Did the fears turn out to be justified? Amazingly, it's hard to tell, even though the stock fell far lower for a while. So many other things went wrong and then right with the Facebook stock that the impact of one particular factor cannot be teased out. However, now, two years later, the stock is higher than it has ever been. Looking back with the advantage of hindsight, all one can conclude is that the deep trough that Facebook stock fell into was a great buying opportunity for investors who believe in the company.

One basic factor investors forget when they panic is that large companies have a lot of business momentum. They are not accidentally big - there are always deep strengths to every aspect of such companies, which take a long time to ebb away and reverse. One isolated event, a few data points, or perhaps a year's earnings should make investors a little watchful. Still, by no means can anyone flippantly declare a giant venture to be tata, bye-bye, khatam suddenly. One quarter or even a year is just one chapter in a long story. Unless you are a day trader or a short-term punter, it cannot be something that can mean a signal for a final exit from a stock.

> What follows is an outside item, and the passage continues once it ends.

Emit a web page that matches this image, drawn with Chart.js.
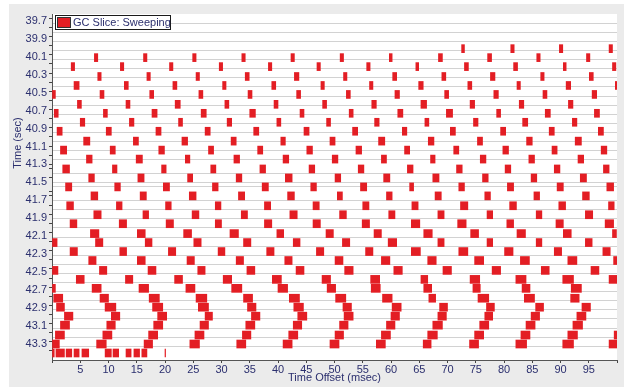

The important thing is to keep an open mind, and the way to keep an open mind is to always argue against the trend mentally. Just ask yourself - what if the panic is mistaken, and force yourself to argue against your instincts and examine both sides of the story.

Note that I'm not giving you specific advice on what the future holds for HDFC Bank, Facebook, or any other stock. These are general principles that apply to any large business. The key takeaway is that large-cap stocks seem stable but are not immune to sudden dips. Panic can play a role, as seen with many of these sharp drops, but it's crucial to remember the inherent strength and momentum these companies possess. Don't let short-term fluctuations, especially during panic selling, cloud your judgement about a company's long-term potential. Remember, it's far more common for companies to stick to the long-term trend and keep growing. A seemingly disastrous event is not a trend. While we can't predict the future, these principles offer a valuable perspective for navigating market volatility and avoiding rash decisions based on temporary shocks.